I'm running into this BrokenProcessPool error with an oom-kill notice at the end of the log file - taking that to mean the system thinks I'll run out RAM at some point, so kills it. What I can't understand is that earlier in the log when it's calculating all the memory requirements, it says my max memory requirement will be ~57 GB - the system I'm running on has max 62 GB available, so I don't know why things are being killed.
I'm using --data-freq-chunk=256 (reduced down from 1024), --data-time-chunk=36, --dist-max-chunks=2, and ncpus=20 (the max available on the node). What other memory-related knobs can I twiddle to try solve this? It's only 2 hours of data, but running into the same issue with even smaller MSs as well.
The memory estimation is just that - a guess based on some empirical experiments I did. So take it with a pinch of salt. If it is an option, I would really suggest taking a look at QuartiCal. It is much less memory hungry, and has fewer knobs to boot. I am only too happy to help you out on that front.
That said, could you please post your log and config. That will help identify what is going wrong.
@JSKenyon running it as part of oxkat - guess we can have a chat about incorporating QuartiCal on an ad hoc basis. I'll take a look at it. But for now, here's the log and the parset
CL2GC912_cubical.zip
and the code run was
gocubical /data/knowles/mkatot/reruns/data/cubical/2GC_delaycal.parset --data-ms=1563148862_sdp_l0_1024ch_J0046.4-3912.ms --out-dir /data/knowles/mkatot/reruns/GAINTABLES/delaycal_J0046.4-3912_2022-03-01-10-17-13.cc/ --out-name delaycal_J0046.4-3912_2022-03-01-10-17-13 --k-save-to delaycal_J0046.4-3912.parmdb --data-freq-chunk=256
.
OK, in this instance I suspect it is just the fact that the memory footprint is underestimated. I think that the easiest solution in this instance is to set --dist-ncpu=3
. Simply put, each the memory footprint of each worker is just too large to use all the cores (or even 5+1 for I/O as in the log you sent). This is unfortunate and will make things slower. On a positive note, hopefully people will start onboarding QuartiCal which does much better in this regard. Apologies for not having a better solution for you.

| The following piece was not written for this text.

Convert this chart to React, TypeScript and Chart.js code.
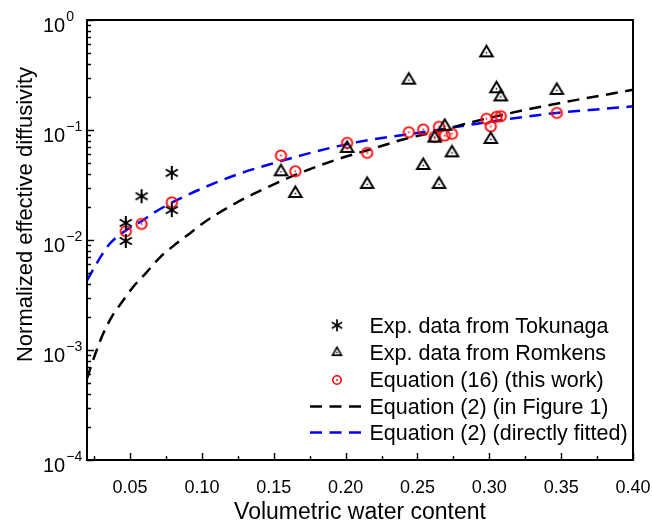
import React, { useEffect, useRef } from "react";
import { Chart, registerables } from "chart.js";

Chart.register(...registerables);

// ---- data ----
const tokunagaX = [0.047, 0.047, 0.058, 0.079, 0.079];
const tokunagaY = [0.0143, 0.0098, 0.025, 0.0408, 0.0187];

const romkensX = [0.155, 0.165, 0.201, 0.215, 0.244, 0.254, 0.262, 0.265, 0.269, 0.274, 0.298, 0.301, 0.305, 0.308, 0.347];
const romkensY = [0.0417, 0.0265, 0.068, 0.032, 0.284, 0.0476, 0.0843, 0.032, 0.108, 0.062, 0.503, 0.082, 0.237, 0.2, 0.229];

const eq16X = [0.047, 0.058, 0.079, 0.155, 0.165, 0.201, 0.215, 0.244, 0.254, 0.262, 0.265, 0.269, 0.274, 0.298, 0.301, 0.305, 0.308, 0.347];
const eq16Y = [0.012, 0.014, 0.022, 0.0586, 0.0422, 0.0764, 0.062, 0.0955, 0.101, 0.0867, 0.107, 0.089, 0.0923, 0.1264, 0.108, 0.1318, 0.1336, 0.143];

const eq2FigX = [0.020, 0.026, 0.031, 0.0375, 0.045, 0.0525, 0.061, 0.071, 0.080, 0.092, 0.101, 0.124, 0.147, 0.171, 0.194, 0.217, 0.240, 0.264, 0.289, 0.312, 0.335, 0.358, 0.380, 0.400];
const eq2FigY = [0.00055, 0.00094, 0.00138, 0.00203, 0.0028, 0.0038, 0.0050, 0.0070, 0.0088, 0.0116, 0.0143, 0.0218, 0.0308, 0.0420, 0.0540, 0.0665, 0.0820, 0.0975, 0.1190, 0.1400, 0.1620, 0.1850, 0.2080, 0.2320];

const eq2FitX = [0.020, 0.025, 0.030, 0.036, 0.047, 0.058, 0.066, 0.080, 0.101, 0.124, 0.150, 0.171, 0.194, 0.217, 0.240, 0.264, 0.289, 0.312, 0.335, 0.347, 0.370, 0.400];
const eq2FitY = [0.0043, 0.0056, 0.0072, 0.0093, 0.0122, 0.0148, 0.0175, 0.0222, 0.0298, 0.0392, 0.0500, 0.0597, 0.0710, 0.0815, 0.0900, 0.1000, 0.1130, 0.1250, 0.1370, 0.1430, 0.1520, 0.1640];

const xMajorTicks = [0.05, 0.10, 0.15, 0.20, 0.25, 0.30, 0.35, 0.40];
const xTickLabels = ["0.05", "0.10", "0.15", "0.20", "0.25", "0.30", "0.35", "0.40"];
const xMinorTicks = [0.025, 0.075, 0.125, 0.175, 0.225, 0.275, 0.325, 0.375];
const yMajorTicks = [1e-4, 1e-3, 1e-2, 1e-1, 1];
const yTickExponents = ["\u22124", "\u22123", "\u22122", "\u22121", "0"];
const yMinorMultipliers = [2, 3, 4, 5, 6, 7, 8, 9];

const legendLabels = [
  "Exp. data from Tokunaga",
  "Exp. data from Romkens",
  "Equation (16) (this work)",
  "Equation (2) (in Figure 1)",
  "Equation (2) (directly fitted)",
];

const FONT = '"Liberation Sans", Arial, sans-serif';

function makeStar(r: number, lw: number) {
  const s = Math.ceil(r * 2 + lw + 2);
  const c = document.createElement("canvas");
  c.width = s; c.height = s;
  const g = c.getContext("2d")!;
  const m = s / 2;
  g.strokeStyle = "#000";
  g.lineWidth = lw;
  g.lineCap = "butt";
  [90, 30, 150].forEach((deg) => {
    const a = (deg * Math.PI) / 180;
    g.beginPath();
    g.moveTo(m - r * Math.cos(a), m - r * Math.sin(a));
    g.lineTo(m + r * Math.cos(a), m + r * Math.sin(a));
    g.stroke();
  });
  return c;
}

function makeTriangle(w: number, h: number, lw: number) {
  const s = Math.ceil(Math.max(w, h) + lw + 4);
  const c = document.createElement("canvas");
  c.width = s; c.height = s;
  const g = c.getContext("2d")!;
  const m = s / 2;
  g.strokeStyle = "#000";
  g.lineWidth = lw;
  g.lineJoin = "miter";
  g.beginPath();
  g.moveTo(m, m - (h * 2) / 3);
  g.lineTo(m + w / 2, m + h / 3);
  g.lineTo(m - w / 2, m + h / 3);
  g.closePath();
  g.stroke();
  g.fillStyle = "#000";
  g.fillRect(m - 0.75, m - 0.75, 1.5, 1.5);
  return c;
}

function makeCircle(r: number, lw: number) {
  const s = Math.ceil(r * 2 + lw + 2);
  const c = document.createElement("canvas");
  c.width = s; c.height = s;
  const g = c.getContext("2d")!;
  const m = s / 2;
  g.strokeStyle = "#ff0000";
  g.lineWidth = lw;
  g.beginPath();
  g.arc(m, m, r, 0, Math.PI * 2);
  g.stroke();
  g.fillStyle = "#ff0000";
  g.beginPath();
  g.arc(m, m, 0.9, 0, Math.PI * 2);
  g.fill();
  return c;
}

export default function App() {
  const ref = useRef<HTMLCanvasElement | null>(null);

  useEffect(() => {
    if (!ref.current) return;
    const star = makeStar(7, 2);
    const tri = makeTriangle(12.5, 10.5, 2);
    const circ = makeCircle(5.2, 1.8);
    const starL = makeStar(6, 1.7);
    const triL = makeTriangle(9, 8, 1.6);
    const circL = makeCircle(4.2, 1.6);

    const axesPlugin = {
      id: "customAxes",
      afterDraw(chart: any) {
        const ctx = chart.ctx as CanvasRenderingContext2D;
        const { left, right, top, bottom } = chart.chartArea;
        const xs = chart.scales.x;
        const ys = chart.scales.y;
        ctx.save();
        ctx.strokeStyle = "#000";
        ctx.lineWidth = 2;
        ctx.strokeRect(left, top, right - left, bottom - top);

        // x ticks (inward)
        ctx.lineWidth = 1.5;
        xMajorTicks.forEach((v) => {
          const px = Math.round(xs.getPixelForValue(v)) + 0.5;
          ctx.beginPath(); ctx.moveTo(px, bottom); ctx.lineTo(px, bottom - 7); ctx.stroke();
        });
        xMinorTicks.forEach((v) => {
          const px = Math.round(xs.getPixelForValue(v)) + 0.5;
          ctx.beginPath(); ctx.moveTo(px, bottom); ctx.lineTo(px, bottom - 4); ctx.stroke();
        });
        // y ticks (inward)
        yMajorTicks.forEach((v, i) => {
          const py = Math.round(ys.getPixelForValue(v)) + 0.5;
          ctx.beginPath(); ctx.moveTo(left, py); ctx.lineTo(left + 7, py); ctx.stroke();
          if (i < yMajorTicks.length - 1) {
            yMinorMultipliers.forEach((m) => {
              const pm = Math.round(ys.getPixelForValue(v * m)) + 0.5;
              ctx.beginPath(); ctx.moveTo(left, pm); ctx.lineTo(left + 4, pm); ctx.stroke();
            });
          }
        });

        // x tick labels
        ctx.fillStyle = "#000";
        ctx.font = `18px ${FONT}`;
        ctx.textAlign = "center";
        ctx.textBaseline = "alphabetic";
        xMajorTicks.forEach((v, i) => {
          ctx.fillText(xTickLabels[i], xs.getPixelForValue(v), 492.5);
        });
        // y tick labels 10^n
        yMajorTicks.forEach((v, i) => {
          const py = ys.getPixelForValue(v);
          ctx.textAlign = "left";
          ctx.font = `20px ${FONT}`;
          ctx.fillText("10", 43, py + 11.5);
          const w = ctx.measureText("10").width;
          ctx.font = `14px ${FONT}`;
          ctx.fillText(yTickExponents[i], 43 + w + 1, py + 1);
        });

        // axis titles
        ctx.font = `23px ${FONT}`;
        ctx.textAlign = "center";
        ctx.fillText("Volumetric water content", (left + right) / 2, 518.5);
        ctx.font = `22px ${FONT}`;
        ctx.save();
        ctx.translate(31.5, 214.5);
        ctx.rotate(-Math.PI / 2);
        ctx.fillText("Normalized effective diffusivity", 0, 0);
        ctx.restore();

        // legend
        const baselines = [333, 360, 387, 413.5, 440];
        const symX = 337;
        ctx.textAlign = "left";
        ctx.font = `21.5px ${FONT}`;
        legendLabels.forEach((t, i) => ctx.fillText(t, 369.5, baselines[i]));
        const drawImg = (img: HTMLCanvasElement, cx: number, cy: number) =>
          ctx.drawImage(img, cx - img.width / 2, cy - img.height / 2);
        drawImg(starL, symX, 325.3);
        drawImg(triL, symX, 352.6);
        drawImg(circL, symX, 380);
        const lineSample = (y: number, color: string) => {
          ctx.save();
          ctx.strokeStyle = color;
          ctx.lineWidth = 2.5;
          ctx.setLineDash([12, 7.5]);
          ctx.beginPath(); ctx.moveTo(310, y); ctx.lineTo(361, y); ctx.stroke();
          ctx.restore();
        };
        lineSample(406.4, "#000");
        lineSample(432.4, "#0000ff");
        ctx.restore();
      },
    };

    const toPts = (xs: number[], ys: number[]) => xs.map((x, i) => ({ x, y: ys[i] }));

    const chart = new Chart(ref.current, {
      type: "scatter",
      data: {
        datasets: [
          { label: legendLabels[0], data: toPts(tokunagaX, tokunagaY), pointStyle: star as any, pointRadius: 6, showLine: false },
          { label: legendLabels[1], data: toPts(romkensX, romkensY), pointStyle: tri as any, pointRadius: 6, showLine: false },
          { label: legendLabels[2], data: toPts(eq16X, eq16Y), pointStyle: circ as any, pointRadius: 6, showLine: false },
          {
            label: legendLabels[3], data: toPts(eq2FigX, eq2FigY), showLine: true, pointRadius: 0,
            borderColor: "#000", borderWidth: 2.5, borderDash: [12, 7.5], fill: false, cubicInterpolationMode: "monotone",
          } as any,
          {
            label: legendLabels[4], data: toPts(eq2FitX, eq2FitY), showLine: true, pointRadius: 0,
            borderColor: "#0000ff", borderWidth: 2.5, borderDash: [12, 7.5], fill: false, cubicInterpolationMode: "monotone",
          } as any,
        ],
      },
      options: {
        responsive: false,
        animation: false,
        devicePixelRatio: 1,
        layout: { padding: { left: 87, top: 20, right: 19, bottom: 63 } },
        plugins: { legend: { display: false }, tooltip: { enabled: false } },
        scales: {
          x: { type: "linear", min: 0.02, max: 0.4, display: false },
          y: { type: "logarithmic", min: 1e-4, max: 1, display: false },
        },
      },
      plugins: [axesPlugin],
    });
    return () => chart.destroy();
  }, []);

  return (
    <div style={{ position: "absolute", left: 0, top: 0, width: 652, height: 523, background: "#fff" }}>
      <canvas ref={ref} width={652} height={523} style={{ width: 652, height: 523 }} />
    </div>
  );
}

Ok thanks, I'll give that a go.
The oxkat defaults are tuned so they work on standard worker nodes at IDIA and CHPC for standard MeerKAT continuum processing (assuming 1024 channel data). The settings should actually leave a fair bit of overhead to account for things like differing numbers of antennas, and the slurm / PBS controllers being quite trigger happy when jobs step out of line in terms of memory usage. But if you have a node with 64 GB of RAM then the defaults will certainly be too ambitious.
Is this running on hippo?
Also I'm not sure whether moving from a a single solution for the entire band (--data-freq-chunk = 1024
) to moving to four solutions across the band (--data-freq-chunk = 256
) will reduce the quality of your delay solutions, particularly for those quarter-band chunks that have high RFI occupancy. You might want to check if reverting to a 1024 channel solution gives better results. You could drop --dist-ncpu
further, and/or reduce --data-time-chunk
to accommodate this. Note that the latter is 36 by default, but that encompasses 9 individual solution intervals (--k-time-int 4
).
Cheers.
PS: @JSKenyon swapping to QuartiCal remains on my to-do list!